JINI FIENNES was a novelist and painter of unusual insight who combined her creative energy with a gift for unlocking other peoples' lives.

She had a magnetic presence like a gypsy's: she wore long shawls, took her friends by the arm, looking at them with searching eyes. Her energy seemed limitless; in her crowded life she raised seven children including a foster-child and established countless friendships.

But she was also engaged in her own passionate search for truth and fulfilment which became more intense and dedicated in her last six years when she heroically defied attacks of cancer.

An unhappy childhood had made her determined to give out to other people. She had been brought up a Catholic by her Irish mother and her father, Brigadier 'Hal' Lash, who served on Sir William Slim's staff in Burma, and she spent eight years at a convent boarding school.

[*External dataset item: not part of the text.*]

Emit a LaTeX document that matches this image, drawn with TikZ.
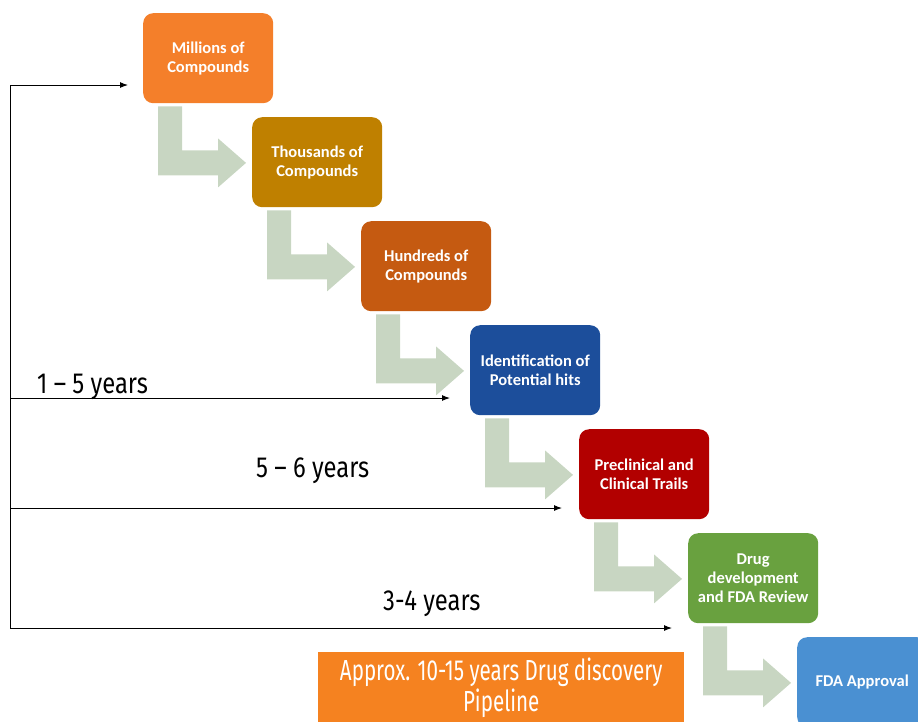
\documentclass[tikz,border=0pt]{standalone}
\usepackage{fontspec}
\setmainfont{Carlito}
\newfontfamily\condfont[FakeStretch=0.82]{Fira Sans}
\newfontfamily\narrowfont[FakeStretch=0.71]{Fira Sans}
\usetikzlibrary{arrows.meta}
\definecolor{cA}{HTML}{F47F2A}
\definecolor{cB}{HTML}{BF8000}
\definecolor{cC}{HTML}{C55A11}
\definecolor{cD}{HTML}{1C4E9B}
\definecolor{cE}{HTML}{B20000}
\definecolor{cF}{HTML}{69A13F}
\definecolor{cG}{HTML}{4A90D2}
\definecolor{sage}{HTML}{C8D6C2}
\definecolor{bottomorange}{HTML}{F58220}
\begin{document}
\begin{tikzpicture}[x=1pt,y=-1pt,
  stepbox/.style={rounded corners=10pt, minimum width=130pt, minimum height=90pt,
    inner sep=2pt, text=white, align=center, anchor=north west,
    font=\bfseries\fontsize{16.5}{19}\selectfont},
  greenarrow/.style={fill=sage},
  tl/.style={line width=1pt, draw=black, -{Latex[length=8pt,width=6pt]}},
  yearlabel/.style={font=\condfont\fontsize{29}{32}\selectfont, inner sep=0pt, anchor=west},
]
\useasboundingbox (0,0) rectangle (918,721);
\clip (0,0) rectangle (918,721);

\node[stepbox, fill=cA] (b1) at (143,13) {Millions of\\Compounds};
\node[stepbox, fill=cB] (b2) at (252,117) {Thousands of\\Compounds};
\node[stepbox, fill=cC] (b3) at (361,221) {Hundreds of\\Compounds};
\node[stepbox, fill=cD] (b4) at (470,325) {Identification of\\Potential hits};
\node[stepbox, fill=cE] (b5) at (579,429) {Preclinical and\\Clinical Trails};
\node[stepbox, fill=cF] (b6) at (688,533) {Drug\\development\\and FDA Review};
\node[stepbox, fill=cG] (b7) at (797,637) {FDA Approval};

\foreach \i in {1,...,6} {
  \fill[greenarrow, shift={(b\i.south west)}]
    (15,3) -- (39,3) -- (39,47) -- (75,47) -- (75,35) -- (103,59.5)
    -- (75,84) -- (75,72) -- (15,72) -- cycle;
}

\coordinate (vtop) at (10,85);
\coordinate (vbot) at (10,628);
\coordinate (h1) at (10,398);
\coordinate (h2) at (10,508);
\draw[tl] (vbot) -- (vtop) -- ([xshift=-15pt]b1.west |- vtop);
\draw[tl] (h1) -- ([xshift=-20pt]b4.west |- h1);
\draw[tl] (h2) -- ([xshift=-17pt]b5.west |- h2);
\draw[tl] (vbot) -- ([xshift=-16pt]b6.west |- vbot);

\node[yearlabel] (l1) at (37,387) {1 – 5 years};
\node[yearlabel] (l2) at (256,471) {5 – 6 years};
\node[yearlabel] (l3) at (383,604) {3-4 years};

\node[fill=bottomorange, minimum width=366pt, minimum height=72pt, anchor=north west,
  inner sep=0pt, text=white, align=center,
  font=\narrowfont\fontsize{29}{31}\selectfont] (lbl) at (318,652)
  {Approx. 10-15 years Drug discovery\\Pipeline};
\end{tikzpicture}
\end{document}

But she felt unloved, left home at 16 and eventualy found a job as under- matron in a prep school in Gloucestershire.

She wrote her first much-acclaimed novel, The Burial, published by Rupert Hart-Davis in 1960, when she was 19; it was followed by four other imaginative novels, with a strong Irish influence, in which she grappled with dark forces of violence and terrorism.

After a period of personal uncertainty she secured a happy and secure home life with her husband Mark Fiennes, who was first a farmer, then a distinguished photographer. They led a nomadic life, building or renovating 15 consecutive homes in Suffolk, Ireland, Wiltshire and London; yet gave their children a confidence which led to striking success particularly in drama and music.

She ceased to be a practising Catholic but retained an intense spirituality and belief in the power of love - refusing to condemn evil in anyone - which overflowed in her novels and later in her paintings, which conveyed human nature, often with a raw ferocity, but with vitality and understanding.

When six years ago she first learnt she had cancer she refused to give in to it. After painful treatment and an operation she appeared to overcome it, and embarked on a solitary pilgrimage through France to Santiago de Compostela in which she sought to find her own answers to the meaning of life.

'Poor cancer, the word is dark and terrible,' she began her book about her journey, On Pilgrimage, published two years ago. But she saw cancer as a challenge: 'A star may be sharp and full of pain, but it may also be a guide, a useful companion on a dark night.' She was inspired by Tibetan Buddhist traditions as much as Catholic rituals, and she revelled in the pagan, earthy aspects of pilgrimage, particularly the gypsy ceremonies at Les-Saintes-Maries-de-la-Mer.

She returned to be faced with a recurrence of cancer which she continued to fight with extraordinary courage until she found serenity in the final hours, with her family round her.